Казалось бы, экологическое мышление сегодня в тренде. Московская молодежь ходит пешком, ездит на роликах и велосипедах, гуляет в облагороженных парках, есть течения экологического образа жизни, когда в доме отказываются от использования шампуня. Но Яблоков считает, что это фикция: ведутся колоссальные застройки зеленых массивов вокруг Москвы, город пожирает область, и в массе нельзя сказать, что общество повернулось к экологическому мышлению.
«Это не экологическое мышление, а закамуфлированное экологически звучными словами близоруко-потребительское отношение к природе. За это время все без исключения законы в области природоохраны и природопользования были изменены в худшую сторону. Наглядный пример — перелицовка Водного и Лесного кодекса. Идеология этих изменений была такая: максимально быстрое получение как можно больших денег за лес. С петровских времени «государев человек» — лесник — следил за лесом, охранял его от пожаров и порубок. В 2007-2008 годах было уволено 90 тысяч лесников, была ликвидирована государственная авиалесоохрана», — возмущен Яблоков. По новому Лесному кодексу, частные арендаторы должны заниматься охраной и восстановлением лесов. До 2007 года лесник могли составлять протоколы об административных правонарушениях, и суд их принимал, но теперь такие протоколы могут составлять только лесные чиновники высокого ранга. «Во время «пожарного лета» 2010 года на картах с пожарами была удивительная картина — все крупные пожары в европейской части были только до границы с Белоруссией. Почему? Потому что там до сих пор остались лесники, которые тушат первичные возгорания», — объясняет эксперт.

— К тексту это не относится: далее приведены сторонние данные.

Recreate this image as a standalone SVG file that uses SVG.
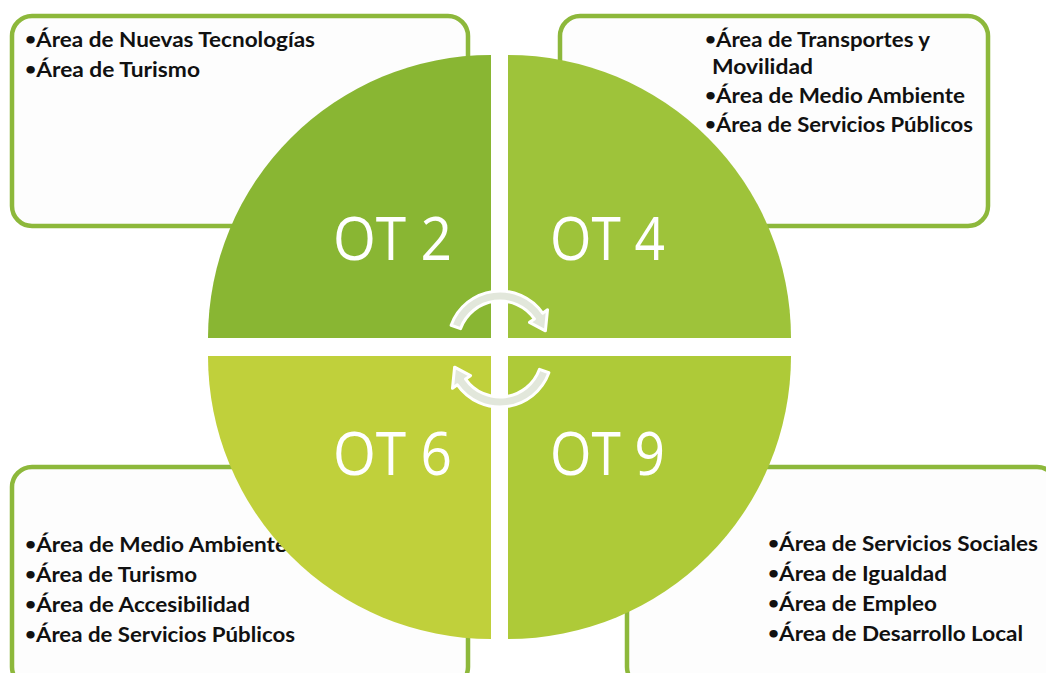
<svg xmlns="http://www.w3.org/2000/svg" width="1046" height="673" viewBox="0 0 1046 673">
<style>
.box{fill:#fdfdfd;stroke:#8db83b;stroke-width:4.5}
.item{font-family:Lato,"Open Sans","Liberation Sans",sans-serif;font-weight:700;font-size:20px;fill:#111111}
.b{font-size:17px;baseline-shift:2px}
.ot{font-family:"Open Sans","Noto Sans","Liberation Sans",sans-serif;font-weight:400;font-size:60px;fill:#ffffff}
.cyc{fill:#e2e7db;stroke:#ffffff;stroke-width:3;stroke-linejoin:round}
</style>
<rect width="1046" height="673" fill="#ffffff"/>
<g id="ot2-box">
<rect class="box" x="12" y="16" width="456" height="210" rx="20"/>
<text class="item" x="25" y="47" textLength="290" lengthAdjust="spacingAndGlyphs"><tspan class="b">•</tspan>Área de Nuevas Tecnologías</text>
<text class="item" x="25" y="77" textLength="175" lengthAdjust="spacingAndGlyphs"><tspan class="b">•</tspan>Área de Turismo</text>
</g>
<g id="ot4-box">
<rect class="box" x="560" y="16" width="428" height="210" rx="20"/>
<text class="item" x="705" y="47" textLength="225" lengthAdjust="spacingAndGlyphs"><tspan class="b">•</tspan>Área de Transportes y</text>
<text class="item" x="712" y="74" textLength="101" lengthAdjust="spacingAndGlyphs">Movilidad</text>
<text class="item" x="705" y="103" textLength="260" lengthAdjust="spacingAndGlyphs"><tspan class="b">•</tspan>Área de Medio Ambiente</text>
<text class="item" x="705" y="132" textLength="268" lengthAdjust="spacingAndGlyphs"><tspan class="b">•</tspan>Área de Servicios Públicos</text>
</g>
<g id="ot6-box">
<rect class="box" x="12" y="467" width="456" height="220" rx="20"/>
<text class="item" x="25" y="552" textLength="262" lengthAdjust="spacingAndGlyphs"><tspan class="b">•</tspan>Área de Medio Ambiente</text>
<text class="item" x="25" y="582" textLength="172" lengthAdjust="spacingAndGlyphs"><tspan class="b">•</tspan>Área de Turismo</text>
<text class="item" x="25" y="612" textLength="225" lengthAdjust="spacingAndGlyphs"><tspan class="b">•</tspan>Área de Accesibilidad</text>
<text class="item" x="25" y="642" textLength="270" lengthAdjust="spacingAndGlyphs"><tspan class="b">•</tspan>Área de Servicios Públicos</text>
</g>
<g id="ot9-box">
<rect class="box" x="627" y="467" width="430" height="220" rx="20"/>
<text class="item" x="768" y="551" textLength="270" lengthAdjust="spacingAndGlyphs"><tspan class="b">•</tspan>Área de Servicios Sociales</text>
<text class="item" x="768" y="581" textLength="179" lengthAdjust="spacingAndGlyphs"><tspan class="b">•</tspan>Área de Igualdad</text>
<text class="item" x="768" y="611" textLength="169" lengthAdjust="spacingAndGlyphs"><tspan class="b">•</tspan>Área de Empleo</text>
<text class="item" x="768" y="641" textLength="255" lengthAdjust="spacingAndGlyphs"><tspan class="b">•</tspan>Área de Desarrollo Local</text>
</g>
<g id="ot2">
<path d="M491 338 L208 338 A283 283 0 0 1 491 55 Z" fill="#89b633"/>
<text class="ot" x="333" y="260" textLength="119" lengthAdjust="spacingAndGlyphs">OT 2</text>
</g>
<g id="ot4">
<path d="M508 338 L508 55 A283 283 0 0 1 791 338 Z" fill="#9ec33a"/>
<text class="ot" x="550" y="260" textLength="115" lengthAdjust="spacingAndGlyphs">OT 4</text>
</g>
<g id="ot6">
<path d="M491 356 L491 639 A283 283 0 0 1 208 356 Z" fill="#c0d03b"/>
<text class="ot" x="333" y="475" textLength="119" lengthAdjust="spacingAndGlyphs">OT 6</text>
</g>
<g id="ot9">
<path d="M508 356 L791 356 A283 283 0 0 1 508 639 Z" fill="#aeca38"/>
<text class="ot" x="550" y="475" textLength="115" lengthAdjust="spacingAndGlyphs">OT 9</text>
</g>
<g id="connectors">
<path class="cyc" d="M451.14 325.22 A52 52 0 0 1 542.60 313.17 L547.51 309.73 L545.40 330.84 L529.49 322.35 L534.41 318.91 A42 42 0 0 0 460.53 328.64 Z"/>
<path class="cyc" d="M548.86 372.78 A52 52 0 0 1 457.40 384.83 L452.49 388.27 L454.60 367.16 L470.51 375.65 L465.59 379.09 A42 42 0 0 0 539.47 369.36 Z"/>
</g>
</svg>
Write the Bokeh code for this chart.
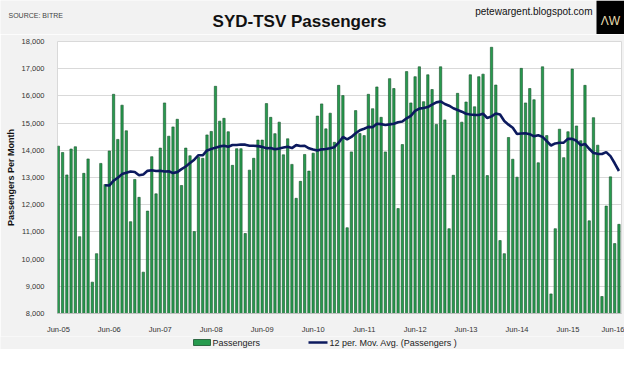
from bokeh.plotting import figure
from bokeh.layouts import column
from bokeh.models import FixedTicker, NumeralTickFormatter, Range1d
from bokeh.embed import file_html
from bokeh.resources import INLINE
from bokeh.core.properties import value
import pandas as pd

passengers = [
    14153, 13918, 13094, 14047, 14130, 10824, 13153, 13682, 9153, 10200, 13518, 12741,
    13976, 16059, 14400, 15659, 14718, 11376, 12929, 12271, 9520, 11765, 13765, 12400,
    14082, 15741, 14518, 14859, 15141, 12706, 14082, 13800, 11012, 13741, 13706, 14565,
    14694, 16353, 15071, 15176, 14682, 13447, 14059, 14059, 10941, 13271, 13706, 14376,
    14376, 15718, 15212, 14612, 15035, 13835, 14424, 13482, 12235, 12859, 13847, 13235,
    13894, 15259, 15706, 14788, 15365, 14294, 16388, 16012, 11153, 13941, 15459, 14620,
    14541, 16059, 15529, 16329, 15212, 13941, 16635, 16271, 11859, 14212, 16894, 15741,
    16706, 17071, 15788, 16776, 16235, 14953, 17071, 15118, 11118, 13082, 16094, 15035,
    15776, 16776, 15600, 16706, 16800, 13071, 17788, 16400, 10682, 10200, 14471, 13671,
    13012, 17012, 15741, 16271, 15859, 13541, 17071, 14541, 8720, 11118, 14776, 13729,
    14682, 16988, 14894, 14353, 16388, 11408, 15200, 14188, 8625, 11950, 13024, 10571,
    11278,
]
tick_labels = ["Jun-05", "Jun-06", "Jun-07", "Jun-08", "Jun-09", "Jun-10", "Jun-11",
               "Jun-12", "Jun-13", "Jun-14", "Jun-15", "Jun-16"]
y_ticks = [8000, 9000, 10000, 11000, 12000, 13000, 14000, 15000, 16000, 17000, 18000]
ma_window = 12

title_text = "SYD-TSV Passengers"
source_text = "SOURCE: BITRE"
site_text = "petewargent.blogspot.com"
logo_text = "ΛW"
legend_labels = ["Passengers", "12 per. Mov. Avg. (Passengers )"]

months = list(range(len(passengers)))
moving_avg = pd.Series(passengers).rolling(ma_window).mean().tolist()
label_positions = [i * 12 for i in range(len(tick_labels))]

SANS = "Liberation Sans"
BG = "#F2F2F2"
BAR_FILL = "#279B4E"
BAR_LINE = "#17502B"
MA_COLOR = "#0C1A5E"
W = 624


def blank(height):
    f = figure(width=W, height=height, output_backend="svg", toolbar_location=None,
               x_range=Range1d(0, W), y_range=Range1d(height, 0),
               min_border=0, background_fill_color=BG, border_fill_color=BG,
               outline_line_color=None, frame_align=False)
    f.axis.visible = False
    f.grid.visible = False
    return f


# ---------- header ----------
hdr = blank(34)
hdr.quad(left=[596], right=[624], top=[0], bottom=[34], fill_color="black", line_color=None)
hdr.text(x=[610], y=[20], text=[logo_text], text_align="center", text_baseline="middle",
         text_font=value(SANS), text_font_size="12px", text_color="#E6DDB0")
hdr.text(x=[8], y=[15], text=[source_text], text_align="left", text_baseline="middle",
         text_font=value(SANS), text_font_size="7px", text_color="#444444")
hdr.text(x=[299], y=[21], text=[title_text], text_align="center", text_baseline="middle",
         text_font=value(SANS), text_font_size="17px", text_font_style="bold",
         text_color="#111111")
hdr.text(x=[592], y=[11], text=[site_text], text_align="right", text_baseline="middle",
         text_font=value(SANS), text_font_size="10px", text_color="#111111")

# ---------- main chart ----------
p = figure(width=W, height=302, output_backend="svg", toolbar_location=None,
           x_range=Range1d(-0.2, 132.6), y_range=Range1d(8000, 18000),
           min_border_left=57, min_border_right=3, min_border_top=7, min_border_bottom=17,
           background_fill_color="white", border_fill_color=BG,
           outline_line_color="#D9D9D9", frame_align=False)

p.vbar(x=months, top=passengers, bottom=8000, width=0.55,
       fill_color=BAR_FILL, line_color=BAR_LINE, line_width=0.6)
p.line(x=months, y=moving_avg, line_color=MA_COLOR, line_width=2.6)

p.xgrid.visible = False
p.ygrid.grid_line_color = "#D9D9D9"
p.ygrid.grid_line_width = 1

p.yaxis.ticker = FixedTicker(ticks=y_ticks)
p.yaxis.formatter = NumeralTickFormatter(format="0,0")
p.yaxis.axis_line_color = None
p.yaxis.major_tick_line_color = None
p.yaxis.minor_tick_line_color = None
p.yaxis.major_label_text_font = SANS
p.yaxis.major_label_text_font_size = "7.5px"
p.yaxis.major_label_text_color = "#333333"
p.yaxis.major_label_standoff = 7
p.yaxis.axis_label = "Passengers Per Month"
p.yaxis.axis_label_text_font = SANS
p.yaxis.axis_label_text_font_style = "bold"
p.yaxis.axis_label_text_font_size = "9px"
p.yaxis.axis_label_text_color = "#111111"
p.yaxis.axis_label_standoff = 3

p.xaxis.ticker = FixedTicker(ticks=label_positions)
p.xaxis.major_label_overrides = {pos: lab for pos, lab in zip(label_positions, tick_labels)}
p.xaxis.axis_line_color = "#BFBFBF"
p.xaxis.major_tick_line_color = None
p.xaxis.minor_tick_line_color = None
p.xaxis.major_label_text_font = SANS
p.xaxis.major_label_text_font_size = "7.5px"
p.xaxis.major_label_text_color = "#333333"
p.xaxis.major_label_standoff = 5

# ---------- legend footer ----------
ftr = blank(13)
ftr.quad(left=[193], right=[210], top=[3], bottom=[9], fill_color=BAR_FILL,
         line_color=BAR_LINE, line_width=0.8)
ftr.text(x=[212], y=[6.5], text=[legend_labels[0]], text_align="left", text_baseline="middle",
         text_font=value(SANS), text_font_size="9px", text_color="#222222")
ftr.line(x=[308, 327], y=[6, 6], line_color=MA_COLOR, line_width=2.6)
ftr.text(x=[329], y=[6.5], text=[legend_labels[1]], text_align="left", text_baseline="middle",
         text_font=value(SANS), text_font_size="9px", text_color="#222222")

layout = column(hdr, p, ftr, spacing=0)
open("out.html", "w").write(file_html(layout, INLINE))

«Нужно понимать, что есть тенденция к ответственному отношению к окружающей среде. Это существует среди определенных слоев населения, и чаще это молодежь. Часто это люди, которые социально активны, много путешествуют, видят, как это работает за рубежом, и хотят организовать то же самое у себя в стране, — поясняет Нина Лесихина. — Но у лиц, принимающих решения у нас в стране на уровне принятия законов, экологического мышления не наблюдается».
Отсюда, считают в Гринпис, уплотнительная застройка и вырубка лесов вместо того, чтобы развивать возобновляемую энергетику, строительство мусоросжигающих заводов в области вместо организации раздельного сбора мусора. Так что экологическое мышление модно, скорее, среди обычных людей, но не среди лиц, принимающих решения — чиновников и законодателей.